### WRITTEN TASK
Gather up every line that includes the string "matplotlib".
## begin DATA EXTRACT
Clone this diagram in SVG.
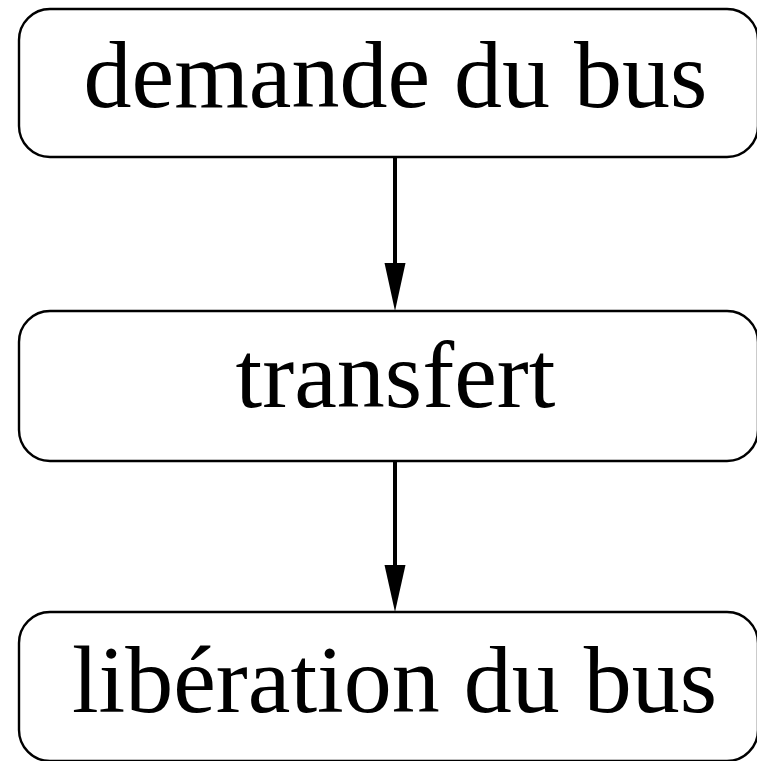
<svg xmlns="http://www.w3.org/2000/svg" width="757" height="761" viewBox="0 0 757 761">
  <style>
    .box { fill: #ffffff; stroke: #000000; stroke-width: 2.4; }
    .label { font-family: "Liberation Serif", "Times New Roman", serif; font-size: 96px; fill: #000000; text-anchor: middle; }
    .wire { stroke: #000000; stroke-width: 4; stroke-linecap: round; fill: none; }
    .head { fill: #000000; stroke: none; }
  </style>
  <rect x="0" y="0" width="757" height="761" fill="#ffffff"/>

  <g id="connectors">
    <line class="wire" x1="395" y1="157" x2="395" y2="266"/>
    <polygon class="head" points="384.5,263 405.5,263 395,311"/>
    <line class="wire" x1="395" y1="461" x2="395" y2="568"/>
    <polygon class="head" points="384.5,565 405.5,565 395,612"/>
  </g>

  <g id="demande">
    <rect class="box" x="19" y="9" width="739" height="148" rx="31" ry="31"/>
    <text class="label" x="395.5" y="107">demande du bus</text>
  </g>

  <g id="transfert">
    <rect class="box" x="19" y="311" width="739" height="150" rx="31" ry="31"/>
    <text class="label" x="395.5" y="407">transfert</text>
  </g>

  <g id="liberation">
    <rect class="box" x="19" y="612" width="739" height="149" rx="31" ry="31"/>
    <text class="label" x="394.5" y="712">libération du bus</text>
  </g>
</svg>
## end DATA EXTRACT
## begin DATA EXTRACT
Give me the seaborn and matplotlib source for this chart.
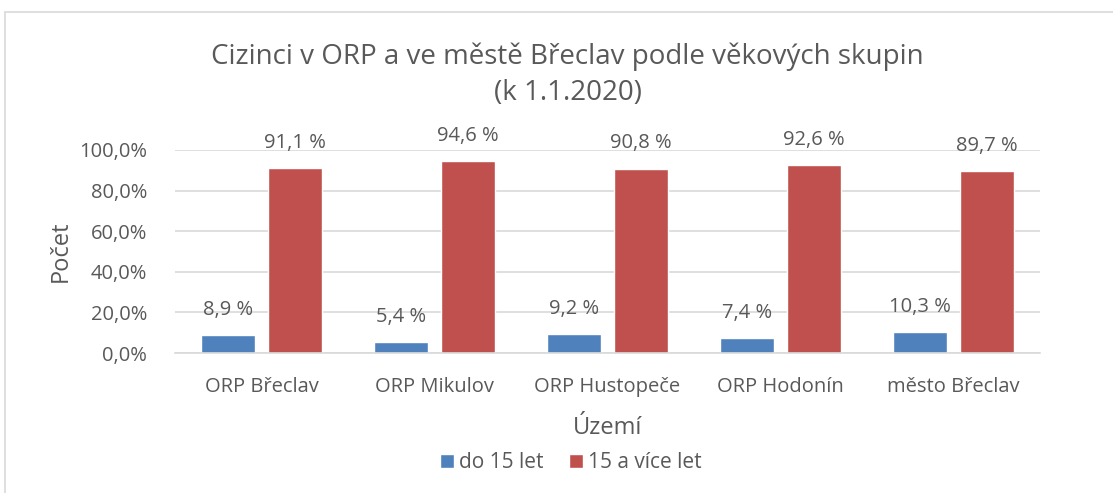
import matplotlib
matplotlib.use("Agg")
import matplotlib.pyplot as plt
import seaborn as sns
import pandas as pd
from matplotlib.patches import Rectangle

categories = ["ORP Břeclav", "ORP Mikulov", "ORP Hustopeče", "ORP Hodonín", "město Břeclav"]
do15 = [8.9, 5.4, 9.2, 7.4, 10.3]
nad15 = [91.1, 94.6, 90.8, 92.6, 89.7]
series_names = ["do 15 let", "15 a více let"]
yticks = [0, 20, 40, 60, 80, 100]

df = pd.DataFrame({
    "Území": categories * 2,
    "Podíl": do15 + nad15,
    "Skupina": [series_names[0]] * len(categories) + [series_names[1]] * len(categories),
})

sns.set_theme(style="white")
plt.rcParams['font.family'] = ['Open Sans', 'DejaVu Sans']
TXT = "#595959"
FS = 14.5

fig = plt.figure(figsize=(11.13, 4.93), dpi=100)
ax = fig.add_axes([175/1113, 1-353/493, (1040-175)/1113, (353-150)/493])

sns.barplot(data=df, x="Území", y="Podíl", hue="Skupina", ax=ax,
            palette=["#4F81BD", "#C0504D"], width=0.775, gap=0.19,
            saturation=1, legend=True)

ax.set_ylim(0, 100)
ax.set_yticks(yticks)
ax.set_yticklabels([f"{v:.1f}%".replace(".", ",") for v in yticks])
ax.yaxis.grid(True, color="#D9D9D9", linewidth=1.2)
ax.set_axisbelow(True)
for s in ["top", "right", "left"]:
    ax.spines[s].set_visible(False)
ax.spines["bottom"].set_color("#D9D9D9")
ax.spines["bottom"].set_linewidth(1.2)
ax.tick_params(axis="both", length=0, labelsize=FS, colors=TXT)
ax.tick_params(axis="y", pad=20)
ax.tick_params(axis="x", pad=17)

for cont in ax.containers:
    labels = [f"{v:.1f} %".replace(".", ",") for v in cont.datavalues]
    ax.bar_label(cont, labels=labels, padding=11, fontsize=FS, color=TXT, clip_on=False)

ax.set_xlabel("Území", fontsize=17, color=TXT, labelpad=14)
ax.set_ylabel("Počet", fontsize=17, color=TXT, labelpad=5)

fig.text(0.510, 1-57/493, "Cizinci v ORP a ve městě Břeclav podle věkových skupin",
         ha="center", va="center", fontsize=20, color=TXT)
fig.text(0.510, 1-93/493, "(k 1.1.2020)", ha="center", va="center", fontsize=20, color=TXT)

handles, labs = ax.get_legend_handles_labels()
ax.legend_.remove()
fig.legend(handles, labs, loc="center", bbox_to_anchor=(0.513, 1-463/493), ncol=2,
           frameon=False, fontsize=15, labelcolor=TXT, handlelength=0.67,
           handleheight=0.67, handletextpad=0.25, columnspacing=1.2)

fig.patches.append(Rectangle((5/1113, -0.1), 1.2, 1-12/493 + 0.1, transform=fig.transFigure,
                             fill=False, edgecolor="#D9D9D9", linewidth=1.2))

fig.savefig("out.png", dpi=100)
## end DATA EXTRACT
### RESPONSE TO THE EXERCISE
Give me the seaborn and matplotlib source for this chart.
import matplotlib
matplotlib.use("Agg")
import matplotlib.pyplot as plt
from matplotlib.patches import Rectangle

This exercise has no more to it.